The Best Strategies to Connect Communication Silos

A lot of it has to do with culture and mindset, but there are also some very concrete things you can do to connect your silos:

  1. Encourage lateral communication

Create opportunities for employees from different departments to talk to each other, for example through lunch & learns, cross-departmental task forces, or internal communication platforms that foster interaction and conversation.

With the emergence of the hybrid workplace, organizations worldwide have seen a rise in modularity, and modern problems call for modern solutions.

87% of employees think leaders should reconsider the way they think about technology in the workplace, and 84% say businesses are missing opportunities by not moving to more modern solutions, and that is in fact one of the best ways to connect your silos:

By using a flexible communication platform that allows employees to easily connect with each other, regardless of location or time zone, and share important information and knowledge.
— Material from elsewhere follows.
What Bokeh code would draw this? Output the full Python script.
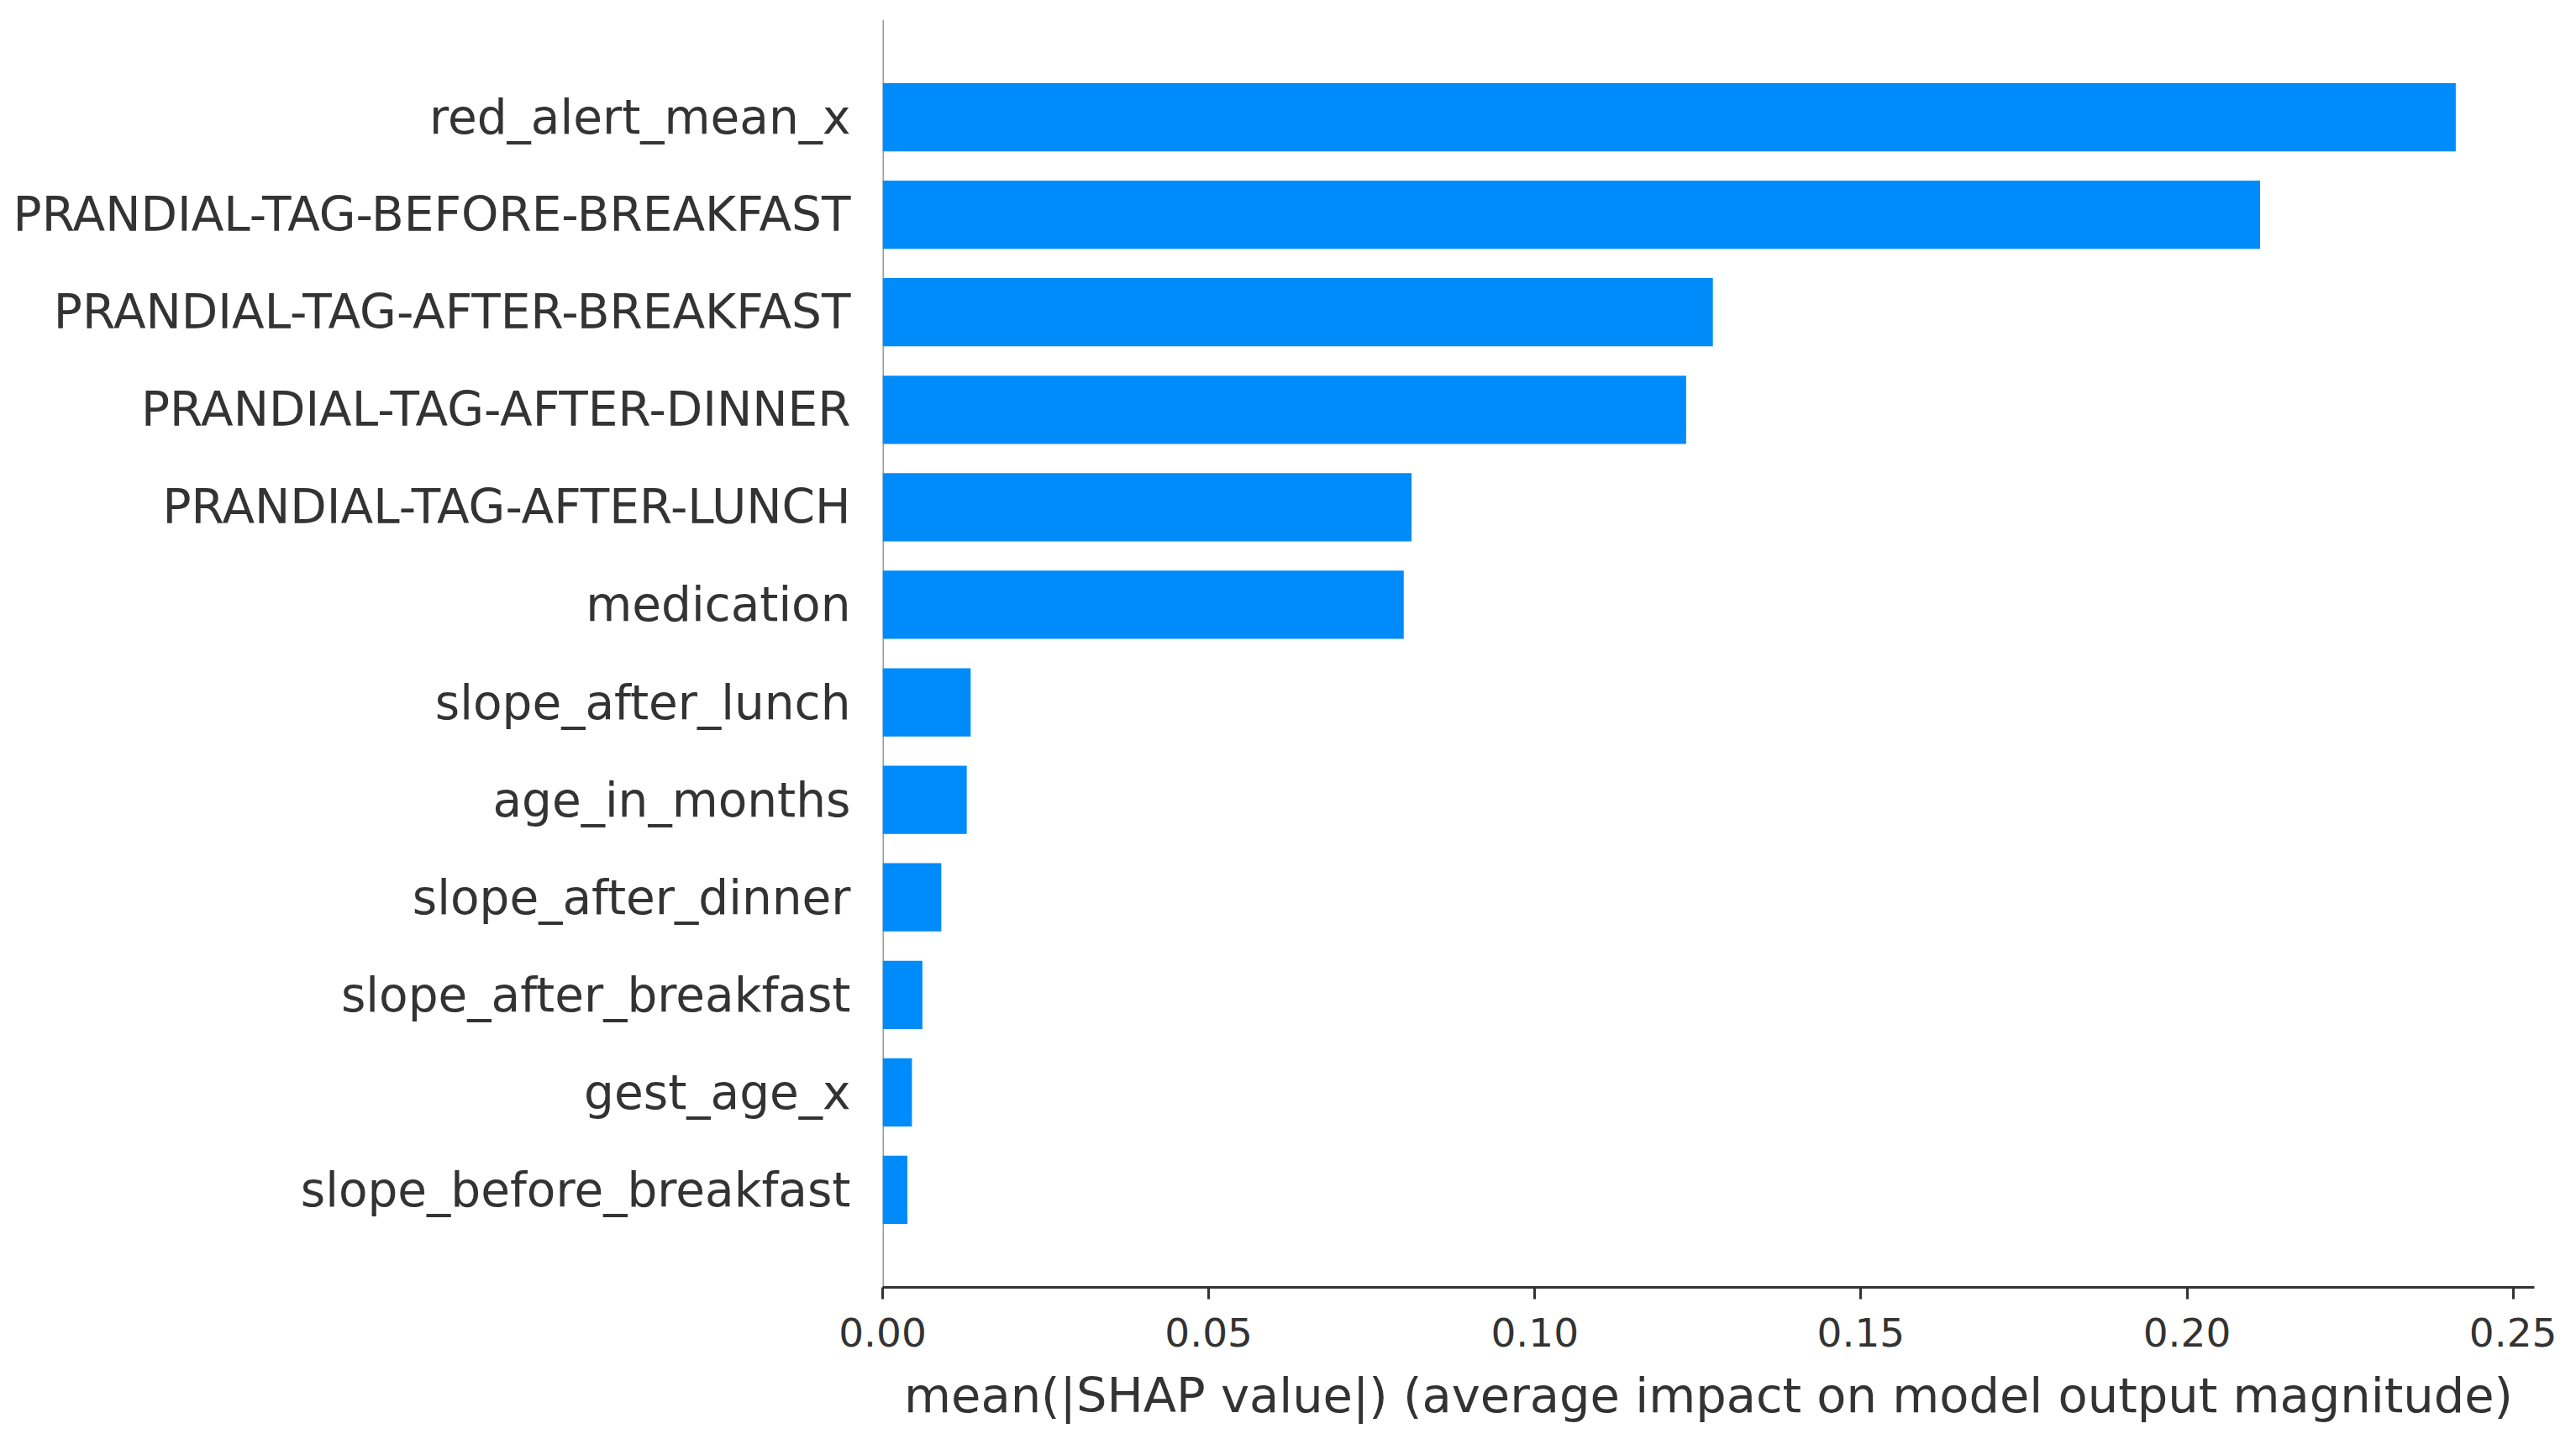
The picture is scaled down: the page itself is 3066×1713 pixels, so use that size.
from bokeh.plotting import figure
from bokeh.models import FactorRange, Range1d, FixedTicker, Span, NumeralTickFormatter
from bokeh.embed import file_html
from bokeh.resources import INLINE

# Data (top to bottom as in the chart)
features = [
    "red_alert_mean_x",
    "PRANDIAL-TAG-BEFORE-BREAKFAST",
    "PRANDIAL-TAG-AFTER-BREAKFAST",
    "PRANDIAL-TAG-AFTER-DINNER",
    "PRANDIAL-TAG-AFTER-LUNCH",
    "medication",
    "slope_after_lunch",
    "age_in_months",
    "slope_after_dinner",
    "slope_after_breakfast",
    "gest_age_x",
    "slope_before_breakfast",
]
mean_abs_shap = [
    0.2412, 0.2112, 0.1273, 0.1232, 0.0811, 0.0799,
    0.0135, 0.0129, 0.0090, 0.0061, 0.0045, 0.0038,
]
x_ticks = [0.0, 0.05, 0.10, 0.15, 0.20, 0.25]
x_label = "mean(|SHAP value|) (average impact on model output magnitude)"

FONT = "DejaVu Sans"
AXIS_COLOR = "#333333"
BAR_COLOR = "#008bfb"

factors = list(reversed(features))
y_range = FactorRange(factors=factors, range_padding=0.5, range_padding_units="absolute")
x_max = max(mean_abs_shap) * 1.05

p = figure(
    width=3050, height=1697,
    y_range=y_range, x_range=Range1d(0, x_max),
    output_backend="svg", toolbar_location=None,
    min_border_left=1050, min_border_right=34,
    min_border_top=23, min_border_bottom=164,
)
p.outline_line_color = None
p.grid.visible = False
p.background_fill_color = "white"
p.border_fill_color = "white"

p.hbar(y=features, right=mean_abs_shap, left=0, height=0.7,
       fill_color=BAR_COLOR, line_color=None)

p.add_layout(Span(location=0, dimension="height", line_color="#999999", line_width=3, level="underlay"))

# y axis
ya = p.yaxis[0]
ya.axis_line_color = None
ya.major_tick_line_color = None
ya.minor_tick_line_color = None
ya.major_label_standoff = 32
ya.major_label_text_font = FONT
ya.major_label_text_font_size = "56.5px"
ya.major_label_text_color = AXIS_COLOR

# x axis
xa = p.xaxis[0]
xa.ticker = FixedTicker(ticks=x_ticks)
xa.formatter = NumeralTickFormatter(format="0.00")
xa.minor_tick_line_color = None
xa.axis_line_color = AXIS_COLOR
xa.axis_line_width = 3
xa.major_tick_line_color = AXIS_COLOR
xa.major_tick_line_width = 3
xa.major_tick_out = 14
xa.major_tick_in = 0
xa.major_label_standoff = 22
xa.major_label_text_font = FONT
xa.major_label_text_font_size = "47px"
xa.major_label_text_color = AXIS_COLOR
xa.axis_label = x_label
xa.axis_label_text_font = FONT
xa.axis_label_text_font_size = "57.5px"
xa.axis_label_text_font_style = "normal"
xa.axis_label_text_color = AXIS_COLOR
xa.axis_label_standoff = 22

open("out.html", "w").write(file_html(p, INLINE))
There are a number of different platforms that can help you connect your silos, but we would encourage you to take a look at Lorino, which is designed to help facilitate conversation, collaboration, and knowledge sharing across silos.
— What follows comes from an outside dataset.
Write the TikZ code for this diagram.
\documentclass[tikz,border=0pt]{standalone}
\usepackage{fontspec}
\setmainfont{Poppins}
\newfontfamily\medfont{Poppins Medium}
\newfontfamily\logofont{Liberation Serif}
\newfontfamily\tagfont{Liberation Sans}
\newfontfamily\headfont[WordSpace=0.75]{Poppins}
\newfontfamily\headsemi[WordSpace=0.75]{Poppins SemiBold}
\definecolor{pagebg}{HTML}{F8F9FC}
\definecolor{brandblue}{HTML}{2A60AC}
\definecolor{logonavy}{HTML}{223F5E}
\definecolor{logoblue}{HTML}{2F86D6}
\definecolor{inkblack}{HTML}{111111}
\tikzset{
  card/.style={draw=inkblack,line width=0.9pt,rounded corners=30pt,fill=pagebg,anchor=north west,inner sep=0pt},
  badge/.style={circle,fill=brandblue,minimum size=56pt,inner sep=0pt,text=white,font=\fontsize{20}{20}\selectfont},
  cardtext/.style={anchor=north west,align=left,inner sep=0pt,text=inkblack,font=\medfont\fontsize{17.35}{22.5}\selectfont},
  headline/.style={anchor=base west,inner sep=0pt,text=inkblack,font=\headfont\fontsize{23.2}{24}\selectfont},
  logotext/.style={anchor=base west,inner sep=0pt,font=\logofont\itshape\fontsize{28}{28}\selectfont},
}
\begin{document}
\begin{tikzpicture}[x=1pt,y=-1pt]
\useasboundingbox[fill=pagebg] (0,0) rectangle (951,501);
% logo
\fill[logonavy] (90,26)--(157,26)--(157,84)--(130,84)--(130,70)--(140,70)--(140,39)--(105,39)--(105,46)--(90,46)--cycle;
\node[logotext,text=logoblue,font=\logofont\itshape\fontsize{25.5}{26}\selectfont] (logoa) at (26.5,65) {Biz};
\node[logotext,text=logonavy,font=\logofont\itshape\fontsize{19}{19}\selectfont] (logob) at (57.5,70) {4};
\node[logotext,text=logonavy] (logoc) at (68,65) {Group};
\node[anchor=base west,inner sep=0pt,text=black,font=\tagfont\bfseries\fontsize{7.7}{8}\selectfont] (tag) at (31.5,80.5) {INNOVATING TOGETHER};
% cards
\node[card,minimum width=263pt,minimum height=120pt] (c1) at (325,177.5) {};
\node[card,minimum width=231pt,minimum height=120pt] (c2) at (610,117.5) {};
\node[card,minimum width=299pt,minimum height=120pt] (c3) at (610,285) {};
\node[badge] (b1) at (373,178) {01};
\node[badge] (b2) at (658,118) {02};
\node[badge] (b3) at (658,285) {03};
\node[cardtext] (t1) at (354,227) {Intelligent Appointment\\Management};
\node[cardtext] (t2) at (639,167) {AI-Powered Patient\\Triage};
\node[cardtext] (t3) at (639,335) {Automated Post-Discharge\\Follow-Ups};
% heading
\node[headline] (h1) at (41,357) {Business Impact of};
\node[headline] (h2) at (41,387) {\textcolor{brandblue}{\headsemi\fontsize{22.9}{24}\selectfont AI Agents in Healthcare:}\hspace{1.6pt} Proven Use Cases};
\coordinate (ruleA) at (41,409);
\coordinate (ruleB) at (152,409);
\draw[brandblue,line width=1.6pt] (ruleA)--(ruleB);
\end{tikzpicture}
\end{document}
  1. Encourage transparency

Not every piece of information needs to be broadcasted across the company, but employees should have access to the information they need to do their job.

This includes things like customer feedback, project updates, and financial data, but also information about company culture, values, and strategy. An added bonus would be if you also invested in informal conversation and networking, to create a more human connection between employees.

Providing a centralized channel, where all that information could be shared, would make it possible for everyone to find what they need when they need it. It would also make it easier for employees to connect with each other and have the kind of conversations that lead to collaboration and innovation.

  1. Communicate a Unified Vision

A strong and clear company vision is one of the best things you can do to connect your silos because it gives everyone a sense of purpose and direction.

Make sure everyone in the company is aware of the vision, and that they understand how their work contributes to it. This will help create a sense of cohesion and loyalty, and will make it easier for employees to see the bigger picture.

It's also important to remember that the company vision should be an ever-evolving thing, that changes and adapts as the company grows. So make sure you keep it updated, and that you communicate any changes to all employees.

  1. Create Shared Accountabilities

When different departments or teams are working towards the same goal, it creates a sense of shared responsibility and accountability.

This means that everyone is invested in the success of the project or initiative and that they are more likely to collaborate and communicate effectively.

One way to create shared accountabilities is to set up cross-functional teams, where employees from different departments work together on a specific task or goal. This will help to connect different silos and create a more collaborative culture.

  1. Encourage Feedback

Make sure to create a feedback loop between different departments, so that information can flow up as well as down the hierarchy. This can be done through regular check-ins, but also through surveys, focus groups, or other feedback mechanisms.

Encourage employees to give feedback, and make sure that it is acted upon. This will help to create a more open and transparent culture and will make it easier for different departments to connect with each other.

Final thoughts

The key to effective communication is not to break down silos, but to connect them in a way that is beneficial for your business. This includes things like encouraging lateral communication and encouraging transparency.

With the right communication tools, you can ensure that everyone in your company is always on the same page, no matter what department they are in. And that is the first step to creating a truly cohesive and effective team.